= Gonality of an algebraic curve =

In mathematics, the gonality of an algebraic curve C is defined as the lowest degree of a nonconstant rational map from C to the projective line. In more algebraic terms, if C is defined over the field K and K(C) denotes the function field of C, then the gonality is the minimum value taken by the degrees of field extensions

K(C)/K(f)

of the function field over its subfields generated by single functions f.

If K is algebraically closed, then the gonality is 1 precisely for curves of genus 0. The gonality is 2 for curves of genus 1 (elliptic curves) and for hyperelliptic curves (this includes all curves of genus 2). For genus g ≥ 3 it is no longer the case that the genus determines the gonality. The gonality of a curve of genus g is less than or equal to the floor function of

(g + 3)/2.

Trigonal curves are those with gonality 3, and this case gave rise to the name in general. Trigonal curves include the Picard curves, of genus three and given by an equation

y^{3} = Q(x)

where Q is of degree 4.

The gonality conjecture, of M. Green and R. Lazarsfeld, predicts that the gonality of the algebraic curve C can be calculated by homological algebra means, from a minimal resolution of an invertible sheaf of high degree. In many cases the gonality is two more than the Clifford index. The Green–Lazarsfeld conjecture is an exact formula in terms of the graded Betti numbers for a degree d embedding in r dimensions, for d large with respect to the genus.
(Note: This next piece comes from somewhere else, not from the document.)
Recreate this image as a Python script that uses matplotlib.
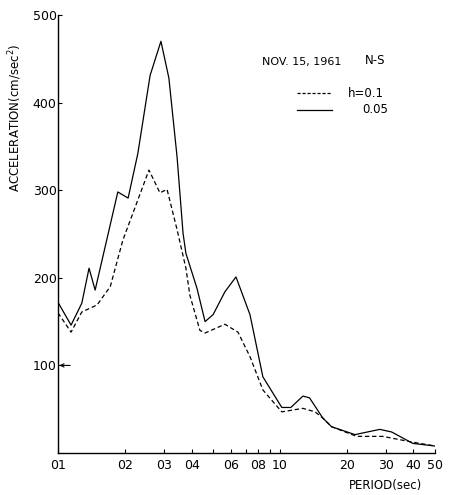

Writing b(C), with respect to a given such embedding of C and the minimal free resolution for its homogeneous coordinate ring, for the minimum index i for which β_{i, i + 1} is zero, then the conjectured formula for the gonality is

r + 1 − b(C).

According to the 1900 ICM talk of Federico Amodeo, the notion (but not the terminology) originated in Section V of Riemann's Theory of Abelian Functions. Amodeo used the term "gonalità" as early as 1893.